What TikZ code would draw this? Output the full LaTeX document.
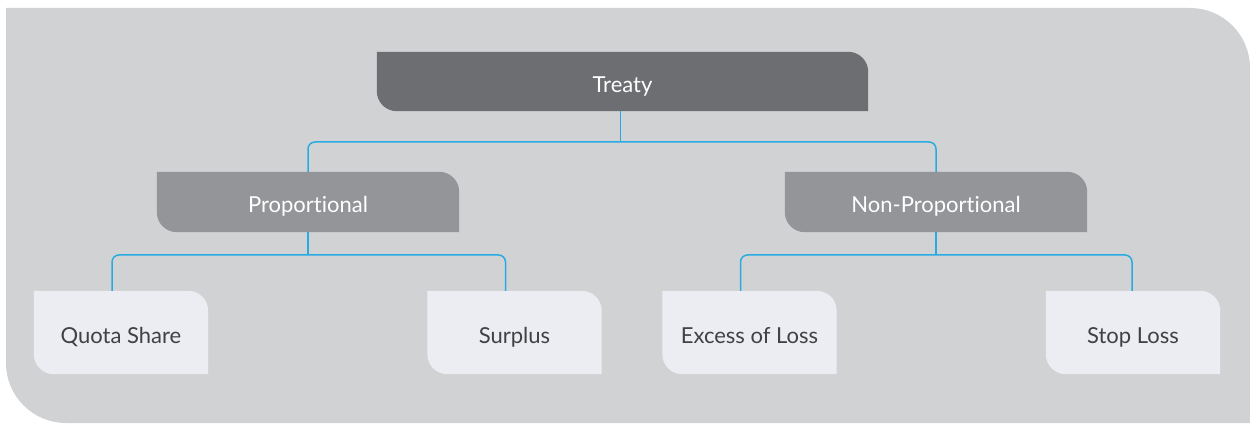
\documentclass[tikz,border=0pt]{standalone}
\usepackage{fontspec}
\setmainfont{Lato}[Ligatures={NoCommon,NoContextual}]
\usetikzlibrary{backgrounds}
\definecolor{panelgray}{HTML}{D1D2D4}
\definecolor{treatygray}{HTML}{6D6E71}
\definecolor{typegray}{HTML}{939598}
\definecolor{leafgray}{HTML}{EBEDF2}
\definecolor{linkblue}{HTML}{29ABE2}
\definecolor{leaftext}{HTML}{414042}

% fill with round corners at top right and bottom left only
\newcommand{\tabfill}[2]{%
  \fill[#2] (#1.north west) -- ([xshift=-20pt]#1.north east)
    arc[start angle=90,end angle=0,radius=20pt] -- (#1.south east)
    -- ([xshift=20pt]#1.south west)
    arc[start angle=270,end angle=180,radius=20pt] -- cycle;}

\begin{document}
\begin{tikzpicture}[x=1pt,y=1pt,
    box/.style={inner sep=0pt,text height=22pt,text depth=0pt,font=\fontsize{22}{26}\selectfont},
    typebox/.style={box,text=white,minimum width=302pt,minimum height=60pt},
    leafbox/.style={box,text=leaftext,minimum width=174pt,minimum height=83pt},
    link/.style={line width=1.5pt,color=linkblue,rounded corners=7pt}]
				\useasboundingbox (0,0) rectangle (1250,423);
				\node[box,text=white,minimum width=491pt,minimum height=59pt] (treaty) at (622.5,341.5) {Treaty};
				\node[typebox] (prop) at (308,221) {Proportional};
				\node[typebox] (nonprop) at (936,221) {Non-Proportional};
				\node[leafbox] (quota) at (121,90.5) {Quota Share};
				\node[leafbox] (surplus) at (514.5,90.5) {Surplus};
				\node[leafbox] (excess) at (749.5,90.5) {Excess of Loss};
				\node[leafbox] (stop) at (1133,90.5) {Stop Loss};
				% connectors
				\coordinate (topbar) at ([xshift=-2pt]treaty.south |- 0,281);
				\draw[link] ([xshift=-2pt]treaty.south) -- (topbar);
				\draw[link] (prop.north) |- (topbar) -| (nonprop.north);
				\coordinate (propbar) at (prop.south |- 0,168);
				\draw[link] (prop.south) -- (propbar);
				\draw[link] ([xshift=-9pt]quota.north) |- (propbar) -| ([xshift=-9pt]surplus.north);
				\coordinate (nonpropbar) at (nonprop.south |- 0,168);
				\draw[link] (nonprop.south) -- (nonpropbar);
				\draw[link] ([xshift=-9pt]excess.north) |- (nonpropbar) -| ([xshift=-1pt]stop.north);
				\begin{scope}[on background layer]
				\fill[panelgray] (1250,0) -- (66,0) arc[start angle=270,end angle=180,radius=60pt]
					-- (6,415) -- (1190,415) arc[start angle=90,end angle=0,radius=60pt] -- cycle;
				\tabfill{treaty}{treatygray}
				\tabfill{prop}{typegray}
				\tabfill{nonprop}{typegray}
				\tabfill{quota}{leafgray}
				\tabfill{surplus}{leafgray}
				\tabfill{excess}{leafgray}
				\tabfill{stop}{leafgray}
				\end{scope}
\end{tikzpicture}
\end{document}
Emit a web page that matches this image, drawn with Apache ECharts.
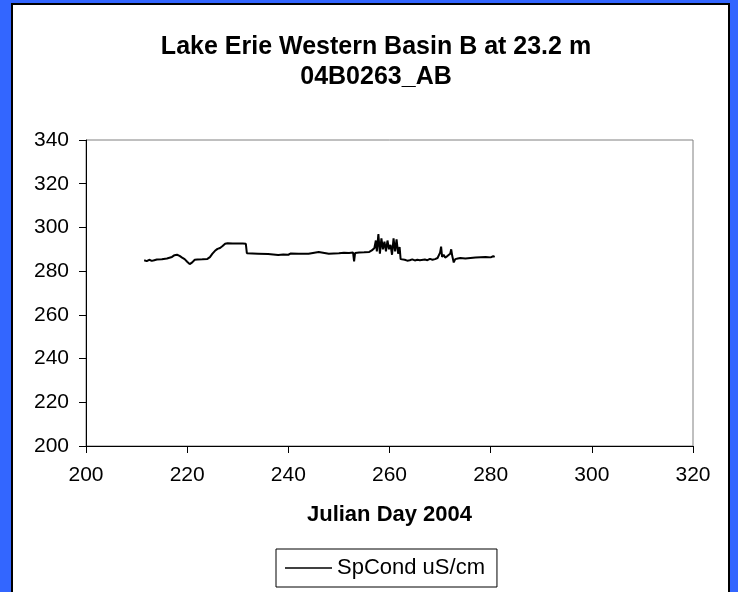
******************************
# REQUIRED WORK:
Omit the pictures and reproduce the listing exactly.

# ANSWER TO THIS EXERCISE:
What TikZ code would draw this? Output the full LaTeX document.
\documentclass[tikz,border=0pt]{standalone}
\usepackage{fontspec}
\setmainfont{Lato}[Ligatures={NoCommon,NoContextual}]
\usetikzlibrary{backgrounds}
\definecolor{panelgray}{HTML}{D1D2D4}
\definecolor{treatygray}{HTML}{6D6E71}
\definecolor{typegray}{HTML}{939598}
\definecolor{leafgray}{HTML}{EBEDF2}
\definecolor{linkblue}{HTML}{29ABE2}
\definecolor{leaftext}{HTML}{414042}

% fill with round corners at top right and bottom left only
\newcommand{\tabfill}[2]{%
  \fill[#2] (#1.north west) -- ([xshift=-20pt]#1.north east)
    arc[start angle=90,end angle=0,radius=20pt] -- (#1.south east)
    -- ([xshift=20pt]#1.south west)
    arc[start angle=270,end angle=180,radius=20pt] -- cycle;}

\begin{document}
\begin{tikzpicture}[x=1pt,y=1pt,
    box/.style={inner sep=0pt,text height=22pt,text depth=0pt,font=\fontsize{22}{26}\selectfont},
    typebox/.style={box,text=white,minimum width=302pt,minimum height=60pt},
    leafbox/.style={box,text=leaftext,minimum width=174pt,minimum height=83pt},
    link/.style={line width=1.5pt,color=linkblue,rounded corners=7pt}]
				\useasboundingbox (0,0) rectangle (1250,423);
				\node[box,text=white,minimum width=491pt,minimum height=59pt] (treaty) at (622.5,341.5) {Treaty};
				\node[typebox] (prop) at (308,221) {Proportional};
				\node[typebox] (nonprop) at (936,221) {Non-Proportional};
				\node[leafbox] (quota) at (121,90.5) {Quota Share};
				\node[leafbox] (surplus) at (514.5,90.5) {Surplus};
				\node[leafbox] (excess) at (749.5,90.5) {Excess of Loss};
				\node[leafbox] (stop) at (1133,90.5) {Stop Loss};
				% connectors
				\coordinate (topbar) at ([xshift=-2pt]treaty.south |- 0,281);
				\draw[link] ([xshift=-2pt]treaty.south) -- (topbar);
				\draw[link] (prop.north) |- (topbar) -| (nonprop.north);
				\coordinate (propbar) at (prop.south |- 0,168);
				\draw[link] (prop.south) -- (propbar);
				\draw[link] ([xshift=-9pt]quota.north) |- (propbar) -| ([xshift=-9pt]surplus.north);
				\coordinate (nonpropbar) at (nonprop.south |- 0,168);
				\draw[link] (nonprop.south) -- (nonpropbar);
				\draw[link] ([xshift=-9pt]excess.north) |- (nonpropbar) -| ([xshift=-1pt]stop.north);
				\begin{scope}[on background layer]
				\fill[panelgray] (1250,0) -- (66,0) arc[start angle=270,end angle=180,radius=60pt]
					-- (6,415) -- (1190,415) arc[start angle=90,end angle=0,radius=60pt] -- cycle;
				\tabfill{treaty}{treatygray}
				\tabfill{prop}{typegray}
				\tabfill{nonprop}{typegray}
				\tabfill{quota}{leafgray}
				\tabfill{surplus}{leafgray}
				\tabfill{excess}{leafgray}
				\tabfill{stop}{leafgray}
				\end{scope}
\end{tikzpicture}
\end{document}
Emit a web page that matches this image, drawn with Apache ECharts.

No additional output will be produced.